La Biblia es la educadora del hombre. No es un tratado sistemático de doctrinas religiosas o morales expuesto en formulación definitiva; pero sí es una doctrina total. Habla en estilo directo, real, conciso, muchas veces apasionante. Y tiene un mensaje para las necesidades de cada corazón.
Se ha dicho que es libro de todas las horas: la del sufrimiento, la del gozo, la del optimismo. Tan sólo el Salterio expresa toda la gama de los sentimientos humanos. ¡Cuántos han llorado y cantado al compás de los versículos de David!
Es libro de oración y de edificación.
En la Biblia está la norma y el modelo de todas las plegarias y también las fórmulas más conmovedoras, que saltan de los torrentes de la eternidad.
La Liturgia de la Iglesia alienta y habla por las plegarias de la Biblia, desde los salmos hasta el magníficat y hasta las siete palabras de Cristo en la cruz. La Misa y el oficio rezan a través de la Biblia. Las últimas palabras de toda la Biblia son una plegaria de invocación: Vera, Domine Jesu!
Libro de edificación, ha sido recomendado siempre por la Iglesia como la más sabrosa y nutritiva lectura espiritual. Y lo cierto es que quien se apacienta en sus páginas, halla después desabridos todos los libros dictados por la sabiduría del hombre, aunque éste sea santo. Tal es la experiencia de los místicos.
Todo libro de lectura espiritual debe, ante todo, darnos la presencia de Dios y acercarnos a su intimidad. Ninguno la da con tal sensación de majestad y de amor como este libro de la Biblia.
Su lectura pública y privada fue costumbre santa de la Iglesia primitiva. Y la exuberancia de la predicación, a veces tan al margen de la Escritura, brotó y medró en forma de sencillos comentarios homiléticos a los fragmentos de la Biblia leídos en las reuniones de los cristianos después de la participación en el banquete de la Eucaristía. Todo era allí Pan de Dios: la Hostia, la Biblia y la palabra del ministro de Jesús.

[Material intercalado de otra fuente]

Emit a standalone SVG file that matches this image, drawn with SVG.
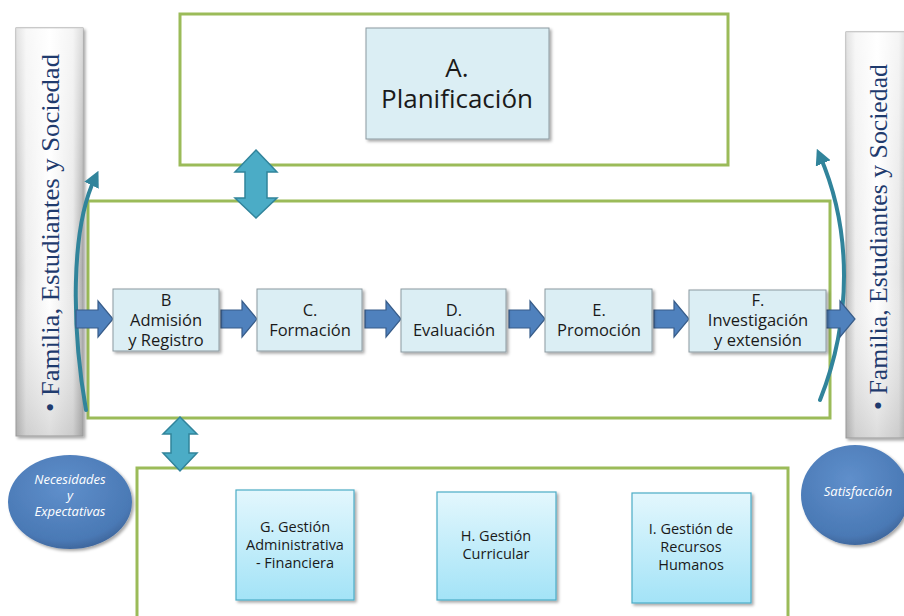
<svg xmlns="http://www.w3.org/2000/svg" width="904" height="616" viewBox="0 0 904 616">
  <defs>
    <linearGradient id="pillar" x1="0" y1="0" x2="1" y2="0">
      <stop offset="0" stop-color="#b8b8b8"/>
      <stop offset="0.15" stop-color="#ececec"/>
      <stop offset="0.5" stop-color="#ffffff"/>
      <stop offset="0.85" stop-color="#e6e6e6"/>
      <stop offset="1" stop-color="#a8a8a8"/>
    </linearGradient>
    <linearGradient id="pillarV" x1="0" y1="0" x2="0" y2="1">
      <stop offset="0" stop-color="#ffffff" stop-opacity="0.6"/>
      <stop offset="0.6" stop-color="#ffffff" stop-opacity="0"/>
      <stop offset="1" stop-color="#999" stop-opacity="0.35"/>
    </linearGradient>
    <linearGradient id="cyanBox" x1="0" y1="0" x2="0" y2="1">
      <stop offset="0" stop-color="#e3f7fd"/>
      <stop offset="1" stop-color="#a3e3f7"/>
    </linearGradient>
    <radialGradient id="ball" cx="0.45" cy="0.35" r="0.7">
      <stop offset="0" stop-color="#5f8fcb"/>
      <stop offset="0.8" stop-color="#4a79b5"/>
      <stop offset="1" stop-color="#3a5f92"/>
    </radialGradient>
    <filter id="shadow" x="-10%" y="-10%" width="130%" height="130%">
      <feDropShadow dx="2" dy="2" stdDeviation="1.5" flood-color="#000" flood-opacity="0.35"/>
    </filter>
    <marker id="curveHead" viewBox="0 0 10 10" refX="5" refY="5" markerWidth="4" markerHeight="4" orient="auto">
      <path d="M0,0 L10,5 L0,10 z" fill="#31849b"/>
    </marker>
  </defs>
  <style>
    .frame { fill: none; stroke: #9bbb59; stroke-width: 3; }
    .proc { fill: #dbeef4; stroke: #8c9aa0; stroke-width: 1; filter: url(#shadow); }
    .sup { fill: url(#cyanBox); stroke: #4bacc6; stroke-width: 1.2; filter: url(#shadow); }
    .pill { fill: url(#pillar); stroke: #9a9a9a; stroke-width: 1; }
    .lbl { font-family: "Open Sans", "Noto Sans", sans-serif; fill: #1a1a1a; text-anchor: middle; }
    .side { font-family: "Liberation Serif", "DejaVu Serif", serif; font-size: 26px; fill: #1f3b6e; }
    .ball-t { font-family: "Open Sans", "Noto Sans", sans-serif; font-style: italic; font-size: 13px; fill: #ffffff; text-anchor: middle; }
    .flow { fill: #4f81bd; stroke: #385d8a; stroke-width: 1.2; }
    .dbl { fill: #4bacc6; stroke: #31849b; stroke-width: 1.5; }
    .curve { fill: none; stroke: #31849b; stroke-width: 4; stroke-linecap: round; }
  </style>

  <rect width="904" height="616" fill="#ffffff"/>

  <!-- frames -->
  <g id="frame-top"><rect class="frame" x="180" y="14" width="548" height="151"/></g>
  <g id="frame-mid"><rect class="frame" x="88" y="201" width="742" height="217"/></g>
  <g id="frame-bottom"><rect class="frame" x="137" y="468" width="651" height="160"/></g>

  <!-- side pillars -->
  <g id="pillar-left">
    <rect class="pill" x="16" y="28" width="67" height="408" filter="url(#shadow)"/>
    <rect x="16" y="28" width="67" height="408" fill="url(#pillarV)"/>
    <text class="side" transform="translate(59,412) rotate(-90)" textLength="358" lengthAdjust="spacingAndGlyphs">• Familia, Estudiantes y Sociedad</text>
  </g>
  <g id="pillar-right">
    <rect class="pill" x="846" y="32" width="62" height="406" filter="url(#shadow)"/>
    <rect x="846" y="32" width="62" height="406" fill="url(#pillarV)"/>
    <text class="side" transform="translate(887,410) rotate(-90)" textLength="346" lengthAdjust="spacingAndGlyphs">• Familia, Estudiantes y Sociedad</text>
  </g>

  <!-- connectors -->
  <g id="connectors">
    <!-- curved return arrows -->
    <path class="curve" d="M86,410 C72,330 70,230 95,178" marker-end="url(#curveHead)"/>
    <path class="curve" d="M820,400 C852,320 852,230 820,156" marker-end="url(#curveHead)"/>
    <!-- process flow block arrows -->
    <path class="flow" d="M76,310 h22 v-9 l15,18 l-15,18 v-9 h-22 z"/>
    <path class="flow" d="M221,310 h21 v-9 l15,18 l-15,18 v-9 h-21 z"/>
    <path class="flow" d="M365,310 h21 v-9 l15,18 l-15,18 v-9 h-21 z"/>
    <path class="flow" d="M509,310 h21 v-9 l15,18 l-15,18 v-9 h-21 z"/>
    <path class="flow" d="M654,310 h20 v-9 l15,18 l-15,18 v-9 h-20 z"/>
    <path class="flow" d="M818,310 h22 v-9 l15,18 l-15,18 v-9 h-22 z"/>
    <!-- double arrows between levels -->
    <path class="dbl" d="M256,150 l21,22 h-10 v26 h10 l-21,20 l-21,-20 h10 v-26 h-10 z"/>
    <path class="dbl" d="M180,417 l17,17 h-8 v19 h8 l-17,18 l-17,-18 h8 v-19 h-8 z"/>
  </g>

  <!-- planning -->
  <g id="node-a">
    <rect class="proc" x="366" y="28" width="183" height="111"/>
    <text class="lbl" font-size="26" x="457" y="77">A.</text>
    <text class="lbl" font-size="26" x="457" y="108">Planificación</text>
  </g>

  <!-- core process -->
  <g id="node-b">
    <rect class="proc" x="113" y="289" width="106" height="62"/>
    <text class="lbl" font-size="16.5" x="166" y="306">B</text>
    <text class="lbl" font-size="16.5" x="166" y="326">Admisión</text>
    <text class="lbl" font-size="16.5" x="166" y="346">y Registro</text>
  </g>
  <g id="node-c">
    <rect class="proc" x="257" y="289" width="105" height="62"/>
    <text class="lbl" font-size="16.5" x="310" y="316">C.</text>
    <text class="lbl" font-size="16.5" x="310" y="336">Formación</text>
  </g>
  <g id="node-d">
    <rect class="proc" x="401" y="289" width="105" height="63"/>
    <text class="lbl" font-size="16.5" x="454" y="316">D.</text>
    <text class="lbl" font-size="16.5" x="454" y="336">Evaluación</text>
  </g>
  <g id="node-e">
    <rect class="proc" x="545" y="289" width="107" height="63"/>
    <text class="lbl" font-size="16.5" x="599" y="316">E.</text>
    <text class="lbl" font-size="16.5" x="599" y="336">Promoción</text>
  </g>
  <g id="node-f">
    <rect class="proc" x="689" y="290" width="137" height="62"/>
    <text class="lbl" font-size="16.5" x="758" y="306">F.</text>
    <text class="lbl" font-size="16.5" x="758" y="326">Investigación</text>
    <text class="lbl" font-size="16.5" x="758" y="346">y extensión</text>
  </g>

  <!-- support processes -->
  <g id="node-g">
    <rect class="sup" x="236" y="490" width="118" height="110"/>
    <text class="lbl" font-size="14.5" x="295" y="532">G. Gestión</text>
    <text class="lbl" font-size="14.5" x="295" y="550">Administrativa</text>
    <text class="lbl" font-size="14.5" x="295" y="568">- Financiera</text>
  </g>
  <g id="node-h">
    <rect class="sup" x="437" y="492" width="119" height="108"/>
    <text class="lbl" font-size="14.5" x="496" y="541">H. Gestión</text>
    <text class="lbl" font-size="14.5" x="496" y="559">Curricular</text>
  </g>
  <g id="node-i">
    <rect class="sup" x="632" y="493" width="119" height="110"/>
    <text class="lbl" font-size="14.5" x="691" y="534">I. Gestión de</text>
    <text class="lbl" font-size="14.5" x="691" y="552">Recursos</text>
    <text class="lbl" font-size="14.5" x="691" y="570">Humanos</text>
  </g>

  <!-- inputs / outputs -->
  <g id="node-needs">
    <ellipse cx="70" cy="502" rx="62" ry="47" fill="url(#ball)" filter="url(#shadow)"/>
    <text class="ball-t" x="70" y="484">Necesidades</text>
    <text class="ball-t" x="70" y="500">y</text>
    <text class="ball-t" x="70" y="516">Expectativas</text>
  </g>
  <g id="node-satisfaction">
    <ellipse cx="855" cy="495" rx="54" ry="50" fill="url(#ball)" filter="url(#shadow)"/>
    <text class="ball-t" x="858" y="496">Satisfacción</text>
  </g>
</svg>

Entre las grandes consignas de la Iglesia en estos días figura la del retorno a la Biblia.
Ella debe recobrar entre los cristianos la primacía que le corresponde entre todos los libros como tesoro de formación espiritual, como pedagogía de Dios para los hombres. Siempre, claro está, bajo el magisterio de la Iglesia y a par con la Tradición, que ha llegado hasta nosotros al impulso del Espíritu.
Será necesario un método, un orden práctico para recorrer las sagradas páginas.
La Biblia contiene historia, poesía, doctrina y profecía: hechos, cánticos, consejos y vaticinios.
Se aconseja empezar su lectura por los Salmos, que colman con su polifonía la liturgia de la Iglesia. Vendrían después los profetas, por su valor de testimonio espiritual directo y porque sus autores se cuentan entre las almas más profundas, ardientes y líricas que han cruzado por la tierra. En sus vaticinios punza el alma el reproche, la amenaza, el anuncio, la promesa, la voz de la cólera y la voz de la consolación.
Seguirían los relatos históricos, llenos de las tremendas fragilidades del hombre y de las manifestaciones de la justicia y la misericordia del Señor.
En pos vendrían los poemas líricos, de belleza insuperable, y las colecciones didácticas, impregnadas de sabiduría vital y de experiencia humana.
Y siempre, y a lo largo de todas tus jornadas, podrías recurrir a las páginas del Nuevo Testamento, henchidas ya por la plenitud, que es Cristo.
Acércate, amigo, a la Biblia. Acércate a Ella con fe, con amor, con espíritu eclesiológico y litúrgico.
“Ella es el libro de la vida y el testimonio del Altísimo y el conocimiento de la Verdad.
Moisés entregó la ley en preceptos de justicia y la herencia para la casa de Jacob y las promesas para Israel.
Ella está llena de sabiduría como el Fisón y como el Tigris en los días de los frutos nuevos.
Hinche como el Eúfrates el entendimiento y crece como el Jordán en los días de la siega. Envía doctrina como luz y llega a punto como el Gehón en el día de la vendimia.
Su pensamiento es más vasto que el mar y sus consejos proceden del océano grande.”